**MATERIAL**.
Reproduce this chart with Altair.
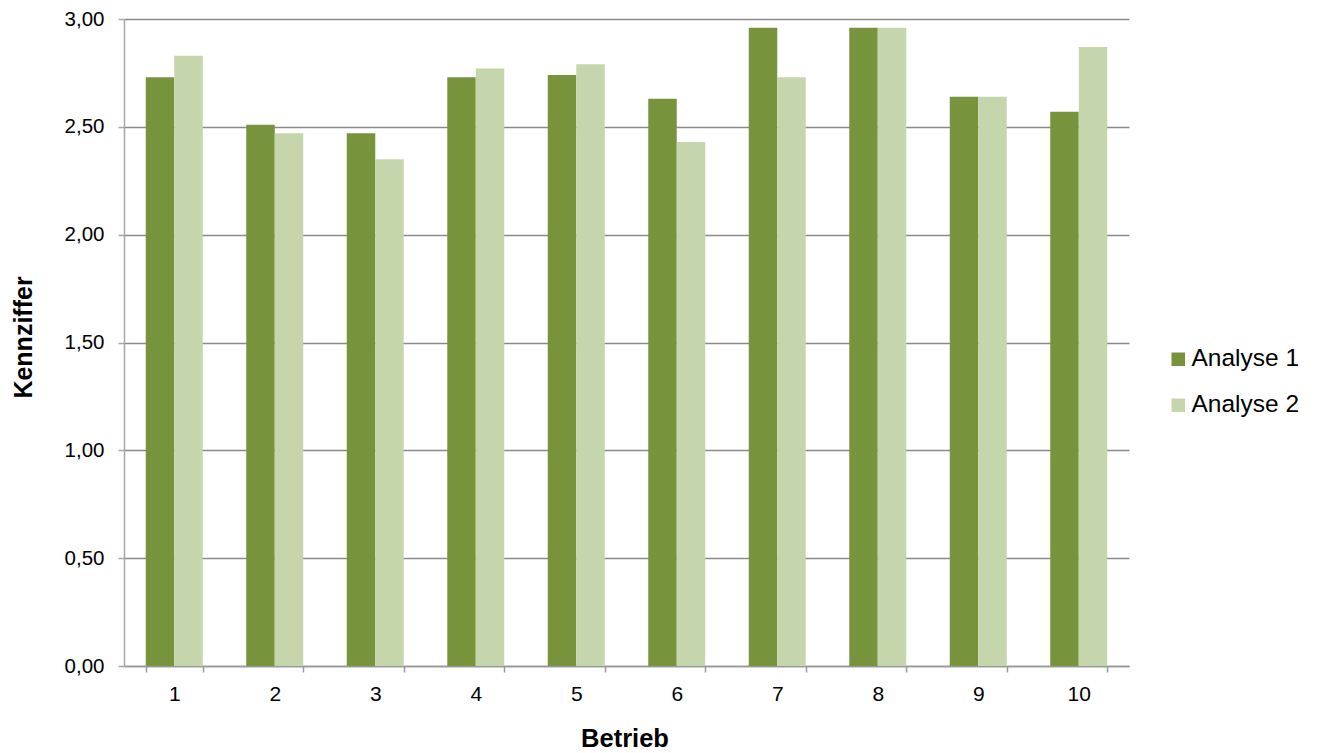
import altair as alt
import pandas as pd

betriebe = ["1", "2", "3", "4", "5", "6", "7", "8", "9", "10"]
analyse1 = [2.73, 2.51, 2.47, 2.73, 2.74, 2.63, 2.96, 2.96, 2.64, 2.57]
analyse2 = [2.83, 2.47, 2.35, 2.77, 2.79, 2.43, 2.73, 2.96, 2.64, 2.87]
series = ["Analyse 1", "Analyse 2"]
colors = ["#77933C", "#C6D6AC"]
y_ticks = [0, 0.5, 1.0, 1.5, 2.0, 2.5, 3.0]

rows = []
for i, b in enumerate(betriebe):
    rows.append({"Betrieb": b, "Serie": series[0], "Wert": analyse1[i]})
    rows.append({"Betrieb": b, "Serie": series[1], "Wert": analyse2[i]})
df = pd.DataFrame(rows)

FONT = "Liberation Sans"

chart = alt.Chart(df).mark_bar().encode(
    x=alt.X("Betrieb:N", sort=betriebe,
            scale=alt.Scale(paddingInner=0.433, paddingOuter=0.2165),
            axis=alt.Axis(title="Betrieb", labelAngle=0, tickBand="extent",
                          tickSize=6, labelPadding=11, labelFontSize=21,
                          titleFontSize=25.5, titleFontWeight="bold",
                          titleX=500.5, titleY=80, titleBaseline="alphabetic",
                          domainColor="#999999", tickColor="#999999",
                          domainWidth=1.5, tickWidth=1.5, grid=False)),
    xOffset=alt.XOffset("Serie:N", sort=series, scale=alt.Scale(paddingInner=0, paddingOuter=0)),
    y=alt.Y("Wert:Q", scale=alt.Scale(domain=[0, 3], nice=False),
            axis=alt.Axis(title="Kennziffer", values=y_ticks,
                          labelExpr="replace(format(datum.value, '.2f'), '.', ',')",
                          tickSize=6, labelPadding=14, labelFontSize=20.5,
                          titleFontSize=25, titleFontWeight="bold",
                          titleX=-93, titleY=318, titleBaseline="alphabetic",
                          domainColor="#a6a6a6", tickColor="#a6a6a6",
                          domainWidth=1.5, tickWidth=1.5,
                          grid=True, gridColor="#8a8a8a", gridWidth=1.5)),
    color=alt.Color("Serie:N", sort=series,
                    scale=alt.Scale(domain=series, range=colors),
                    legend=alt.Legend(title=None, orient="none", legendX=1042, legendY=328,
                                      symbolType="square", symbolSize=182,
                                      symbolStrokeWidth=0, labelFontSize=24.5,
                                      labelOffset=1, rowPadding=21, padding=0,
                                      labelColor="black")),
).properties(
    width=1005, height=647,
    autosize=alt.AutoSizeParams(type="none"),
    padding={"left": 116, "top": 11, "right": 184, "bottom": 95},
).configure_view(stroke=None).configure_axis(
    labelFont=FONT, titleFont=FONT, labelColor="black", titleColor="black"
).configure_legend(labelFont=FONT)

chart.save("out.html", embed_options={"renderer": "svg", "actions": False})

**INSTRUCTIONS FOR THE TASK**.
With the pictures left out, transcribe the material exactly.

**REPLY**.
Reproduce this chart with Altair.
import altair as alt
import pandas as pd

betriebe = ["1", "2", "3", "4", "5", "6", "7", "8", "9", "10"]
analyse1 = [2.73, 2.51, 2.47, 2.73, 2.74, 2.63, 2.96, 2.96, 2.64, 2.57]
analyse2 = [2.83, 2.47, 2.35, 2.77, 2.79, 2.43, 2.73, 2.96, 2.64, 2.87]
series = ["Analyse 1", "Analyse 2"]
colors = ["#77933C", "#C6D6AC"]
y_ticks = [0, 0.5, 1.0, 1.5, 2.0, 2.5, 3.0]

rows = []
for i, b in enumerate(betriebe):
    rows.append({"Betrieb": b, "Serie": series[0], "Wert": analyse1[i]})
    rows.append({"Betrieb": b, "Serie": series[1], "Wert": analyse2[i]})
df = pd.DataFrame(rows)

FONT = "Liberation Sans"

chart = alt.Chart(df).mark_bar().encode(
    x=alt.X("Betrieb:N", sort=betriebe,
            scale=alt.Scale(paddingInner=0.433, paddingOuter=0.2165),
            axis=alt.Axis(title="Betrieb", labelAngle=0, tickBand="extent",
                          tickSize=6, labelPadding=11, labelFontSize=21,
                          titleFontSize=25.5, titleFontWeight="bold",
                          titleX=500.5, titleY=80, titleBaseline="alphabetic",
                          domainColor="#999999", tickColor="#999999",
                          domainWidth=1.5, tickWidth=1.5, grid=False)),
    xOffset=alt.XOffset("Serie:N", sort=series, scale=alt.Scale(paddingInner=0, paddingOuter=0)),
    y=alt.Y("Wert:Q", scale=alt.Scale(domain=[0, 3], nice=False),
            axis=alt.Axis(title="Kennziffer", values=y_ticks,
                          labelExpr="replace(format(datum.value, '.2f'), '.', ',')",
                          tickSize=6, labelPadding=14, labelFontSize=20.5,
                          titleFontSize=25, titleFontWeight="bold",
                          titleX=-93, titleY=318, titleBaseline="alphabetic",
                          domainColor="#a6a6a6", tickColor="#a6a6a6",
                          domainWidth=1.5, tickWidth=1.5,
                          grid=True, gridColor="#8a8a8a", gridWidth=1.5)),
    color=alt.Color("Serie:N", sort=series,
                    scale=alt.Scale(domain=series, range=colors),
                    legend=alt.Legend(title=None, orient="none", legendX=1042, legendY=328,
                                      symbolType="square", symbolSize=182,
                                      symbolStrokeWidth=0, labelFontSize=24.5,
                                      labelOffset=1, rowPadding=21, padding=0,
                                      labelColor="black")),
).properties(
    width=1005, height=647,
    autosize=alt.AutoSizeParams(type="none"),
    padding={"left": 116, "top": 11, "right": 184, "bottom": 95},
).configure_view(stroke=None).configure_axis(
    labelFont=FONT, titleFont=FONT, labelColor="black", titleColor="black"
).configure_legend(labelFont=FONT)

chart.save("out.html", embed_options={"renderer": "svg", "actions": False})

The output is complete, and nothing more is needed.